■ **DO THIS**: Nothing after the line with "stock_2023 = [59.32, 68.62]" belongs in the copy; extract the lines below from the top through that line, pictures left out.

==*==

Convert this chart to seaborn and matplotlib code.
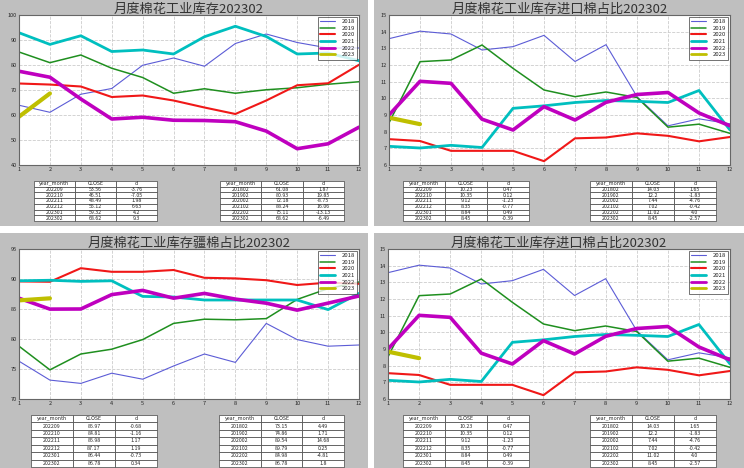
import matplotlib
matplotlib.use('Agg')
import matplotlib.pyplot as plt
import seaborn as sns
import pandas as pd
from matplotlib.patches import Rectangle

sns.set_style('white')
plt.rcParams['font.family'] = ['Noto Sans CJK SC', 'DejaVu Sans']
plt.rcParams['axes.unicode_minus'] = False

months = list(range(1, 13))
years = ['2018', '2019', '2020', '2021', '2022', '2023']

# 月度棉花工业库存
stock_2018 = [63.9, 61.08, 68.3, 70.6, 79.9, 82.8, 79.5, 88.6, 92.4, 89.0, 86.8, 86.8]
stock_2019 = [85.2, 80.93, 84.0, 78.7, 75.0, 68.7, 70.5, 68.7, 70.1, 70.9, 72.3, 73.3]
stock_2020 = [72.6, 72.18, 71.4, 67.2, 67.8, 65.8, 63.0, 60.4, 65.8, 71.9, 72.7, 80.1]
stock_2021 = [92.9, 88.24, 91.7, 85.4, 86.0, 84.4, 91.3, 95.5, 91.4, 84.4, 84.8, 81.7]
stock_2022 = [77.5, 75.11, 66.4, 58.4, 59.1, 57.9, 57.8, 57.32, 53.56, 46.51, 48.49, 55.12]
stock_2023 = [59.32, 68.62]

# 月度棉花工业库存进口棉占比
imp_2018 = [13.58, 14.03, 13.86, 12.9, 13.1, 13.78, 12.21, 13.22, 10.1, 8.35, 8.77, 8.47]
imp_2019 = [8.53, 12.2, 12.3, 13.2, 11.8, 10.5, 10.1, 10.38, 10.05, 8.27, 8.45, 7.9]
imp_2020 = [7.55, 7.44, 6.85, 6.85, 6.85, 6.23, 7.6, 7.65, 7.9, 7.75, 7.42, 7.68]
imp_2021 = [7.12, 7.02, 7.18, 7.05, 9.4, 9.55, 9.75, 9.87, 9.82, 9.75, 10.47, 8.1]
imp_2022 = [9.0, 11.02, 10.9, 8.75, 8.1, 9.5, 8.7, 9.76, 10.23, 10.35, 9.12, 8.35]
imp_2023 = [8.84, 8.45]

# 月度棉花工业库存疆棉占比
xj_2018 = [76.3, 73.15, 72.6, 74.3, 73.3, 75.5, 77.5, 76.1, 82.6, 79.9, 78.8, 79.0]
xj_2019 = [78.8, 74.86, 77.5, 78.3, 79.9, 82.6, 83.3, 83.2, 83.4, 86.6, 88.4, 89.5]
xj_2020 = [89.6, 89.54, 91.8, 91.2, 91.2, 91.5, 90.2, 90.1, 89.8, 89.0, 89.4, 89.2]
xj_2021 = [89.7, 89.79, 89.6, 89.7, 87.1, 87.0, 86.5, 86.5, 86.5, 86.5, 84.9, 87.6]
xj_2022 = [86.8, 84.98, 85.0, 87.4, 88.1, 86.8, 87.6, 86.65, 85.97, 84.81, 85.98, 87.17]
xj_2023 = [86.44, 86.78]

# tables
recent_ym = ['202209', '202210', '202211', '202212', '202301', '202302']
feb_ym = ['201802', '201902', '202002', '202102', '202202', '202302']

stock_recent_close = ['53.56', '46.51', '48.49', '55.12', '59.32', '68.62']
stock_recent_d = ['-3.76', '-7.05', '1.98', '6.63', '4.2', '9.3']
stock_feb_close = ['61.08', '80.93', '72.18', '88.24', '75.11', '68.62']
stock_feb_d = ['1.87', '19.85', '-8.75', '16.06', '-13.13', '-6.49']

imp_recent_close = ['10.23', '10.35', '9.12', '8.35', '8.84', '8.45']
imp_recent_d = ['0.47', '0.12', '-1.23', '-0.77', '0.49', '-0.39']
imp_feb_close = ['14.03', '12.2', '7.44', '7.02', '11.02', '8.45']
imp_feb_d = ['1.65', '-1.83', '-4.76', '-0.42', '4.0', '-2.57']

xj_recent_close = ['85.97', '84.81', '85.98', '87.17', '86.44', '86.78']
xj_recent_d = ['-0.68', '-1.16', '1.17', '1.19', '-0.73', '0.34']
xj_feb_close = ['73.15', '74.86', '89.54', '89.79', '84.98', '86.78']
xj_feb_d = ['4.49', '1.71', '14.68', '0.25', '-4.81', '1.8']

colors = ['#5c5cd6', '#1f8f1f', '#f01818', '#00bfbf', '#bf00bf', '#bfbf00']
widths = [0.8, 1.1, 1.5, 2.0, 2.6, 3.0]

W, H = 744, 468
fig = plt.figure(figsize=(W / 100, H / 100), dpi=100, facecolor='white')


def box(x0, y0, x1, y1):
    return [x0 / W, 1 - y1 / H, (x1 - x0) / W, (y1 - y0) / H]


def draw_table(rect, ym, close, d):
    tax = fig.add_axes(box(*rect))
    tax.axis('off')
    rows = [[a, b, c] for a, b, c in zip(ym, close, d)]
    t = tax.table(cellText=rows, colLabels=['year_month', 'CLOSE', 'd'],
                  cellLoc='center', bbox=[0, 0, 1, 1])
    t.auto_set_font_size(False)
    t.set_fontsize(3.8)
    for cell in t.get_celld().values():
        cell.set_edgecolor('#444444')
        cell.set_linewidth(0.5)
        cell.set_facecolor('white')


def draw_panel(panel, chart, tbl_left, tbl_right, title, series, ylim, yticks,
               recent_close, recent_d, feb_close, feb_d):
    x0, y0, x1, y1 = panel
    fig.patches.append(Rectangle((x0 / W, 1 - y1 / H), (x1 - x0) / W, (y1 - y0) / H,
                                 transform=fig.transFigure, facecolor='#bfbfbf',
                                 edgecolor='none', zorder=-10))
    ax = fig.add_axes(box(*chart))
    ax.set_facecolor('white')
    for yr, vals, c, lw in zip(years, series, colors, widths):
        df = pd.DataFrame({'month': months[:len(vals)], 'value': vals})
        sns.lineplot(data=df, x='month', y='value', ax=ax, color=c, linewidth=lw, label=yr)
    ax.set_xlim(1, 12)
    ax.set_ylim(*ylim)
    ax.set_xticks(months)
    ax.set_yticks(yticks)
    ax.set_xlabel('')
    ax.set_ylabel('')
    ax.grid(True, linestyle='--', color='#cccccc', linewidth=0.6)
    ax.tick_params(labelsize=4, direction='in', length=2, pad=1.5)
    for s in ax.spines.values():
        s.set_color('#666666')
        s.set_linewidth(0.8)
    ax.set_title(title, fontsize=9.5, pad=1.5, color='#333333', fontweight='light')
    leg = ax.legend(loc='upper right', fontsize=4.3, handlelength=2.4, borderpad=0.35,
                    labelspacing=0.25, handletextpad=1.2, borderaxespad=0.3,
                    frameon=True, fancybox=False)
    leg.get_frame().set_edgecolor('#333333')
    leg.get_frame().set_linewidth(0.6)
    for h in leg.get_lines():
        h.set_linewidth(min(h.get_linewidth(), 2.0))
    draw_table(tbl_left, recent_ym, recent_close, recent_d)
    draw_table(tbl_right, feb_ym, feb_close, feb_d)


stock = [stock_2018, stock_2019, stock_2020, stock_2021, stock_2022, stock_2023]
imp = [imp_2018, imp_2019, imp_2020, imp_2021, imp_2022, imp_2023]
xj = [xj_2018, xj_2019, xj_2020, xj_2021, xj_2022, xj_2023]

draw_panel((0, 0, 368, 226), (19, 15, 359, 165), (34, 181, 157, 221), (220, 181, 344, 221),
           '月度棉花工业库存202302', stock, (40, 100), range(40, 101, 10),
           stock_recent_close, stock_recent_d, stock_feb_close, stock_feb_d)
draw_panel((374, 0, 744, 226), (389, 15, 730, 165), (403, 181, 529, 221), (590, 181, 716, 221),
           '月度棉花工业库存进口棉占比202302', imp, (6, 15), range(6, 16),
           imp_recent_close, imp_recent_d, imp_feb_close, imp_feb_d)
draw_panel((0, 233, 368, 468), (19, 249, 359, 399), (31, 415, 157, 467), (219, 415, 344, 467),
           '月度棉花工业库存疆棉占比202302', xj, (70, 95), range(70, 96, 5),
           xj_recent_close, xj_recent_d, xj_feb_close, xj_feb_d)
draw_panel((374, 233, 744, 468), (388, 249, 730, 399), (403, 415, 529, 467), (590, 415, 716, 467),
           '月度棉花工业库存进口棉占比202302', imp, (6, 15), range(6, 16),
           imp_recent_close, imp_recent_d, imp_feb_close, imp_feb_d)

fig.savefig('out.png', dpi=100, facecolor='white')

==*==

■ **RESULT**:
Convert this chart to seaborn and matplotlib code.
import matplotlib
matplotlib.use('Agg')
import matplotlib.pyplot as plt
import seaborn as sns
import pandas as pd
from matplotlib.patches import Rectangle

sns.set_style('white')
plt.rcParams['font.family'] = ['Noto Sans CJK SC', 'DejaVu Sans']
plt.rcParams['axes.unicode_minus'] = False

months = list(range(1, 13))
years = ['2018', '2019', '2020', '2021', '2022', '2023']

# 月度棉花工业库存
stock_2018 = [63.9, 61.08, 68.3, 70.6, 79.9, 82.8, 79.5, 88.6, 92.4, 89.0, 86.8, 86.8]
stock_2019 = [85.2, 80.93, 84.0, 78.7, 75.0, 68.7, 70.5, 68.7, 70.1, 70.9, 72.3, 73.3]
stock_2020 = [72.6, 72.18, 71.4, 67.2, 67.8, 65.8, 63.0, 60.4, 65.8, 71.9, 72.7, 80.1]
stock_2021 = [92.9, 88.24, 91.7, 85.4, 86.0, 84.4, 91.3, 95.5, 91.4, 84.4, 84.8, 81.7]
stock_2022 = [77.5, 75.11, 66.4, 58.4, 59.1, 57.9, 57.8, 57.32, 53.56, 46.51, 48.49, 55.12]
stock_2023 = [59.32, 68.62]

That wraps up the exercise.